In tutto il mondo sono 274 i giornalisti finiti in carcere nel 2020, che si conferma un anno da dimenticare anche per la libertà di stampa e di manifestazione del pensiero. A rivelare questo triste record è un nuovo rapporto del Committee to protect journalist (Comitato per la protezione dei giornalisti), che come ogni anno ha stilato il dossier per valutare la situazione dei diritti dei giornalisti in tutti i Paesi. La cifra, inoltre, non tiene conto di coloro che sono stati arrestati e rilasciati.
Il primato, se così si può definire, spetta alla Cina per il secondo anno di fila, con 47 giornalisti finiti dietro le sbarre. Dietro al gigante asiatico ci sono la Turchia con 37 arresti, Egitto con 27 e Arabia Saudita con 24. In Iran i giornalisti in carcere sono 15, ma nel Paese, lo scorso 12 dicembre, il giornalista Ruhollam Zam è stato impiccato perché accusato di collaborazione con i servizi segreti francesi. Zam era un dissidente del regime. La libertà di stampa e di pensiero, la cui importanza viene spesso dimenticata da chi ce l’ha già, è ancora oggi un baluardo dei sistemi democratici.

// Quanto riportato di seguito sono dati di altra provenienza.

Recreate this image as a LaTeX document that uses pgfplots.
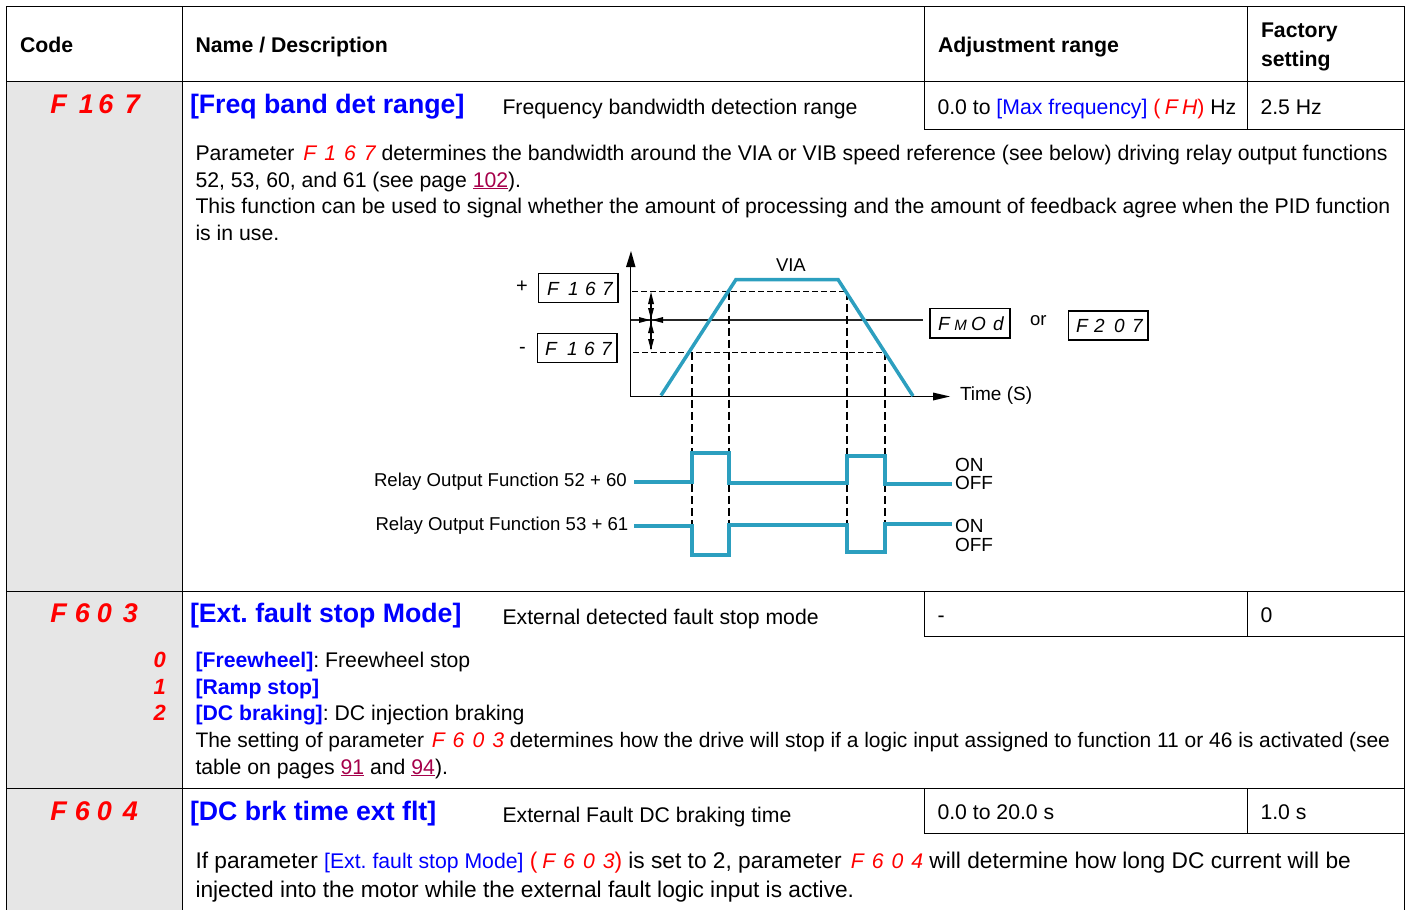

Quest’anno gli arresti nei confronti dei cronisti sono aumentati “a causa della pandemia” – si legge nel rapporto del Comitato – “quando i governi hanno represso la diffusione del virus o hanno cercato di sopprimere le notizie sui disordini politici”. Il report ha “profondamente turbato” Antonio Guterres, segretario generale delle Nazioni Unite. Il leader del Palazzo di Vetro ha “invitato nuovamente i governi a rilasciare immediatamente i giornalisti detenuti solo per aver esercitato la loro professione”. “Nella nostra vita – ha proseguito – i giornalisti e gli operatori dei media sono fondamentali nell’aiutarci a prendere decisioni informate”. Soprattutto in questi mesi difficili di pandemia, “queste decisioni sono ancora più cruciali e possono fare la differenza tra la vita e la morte”.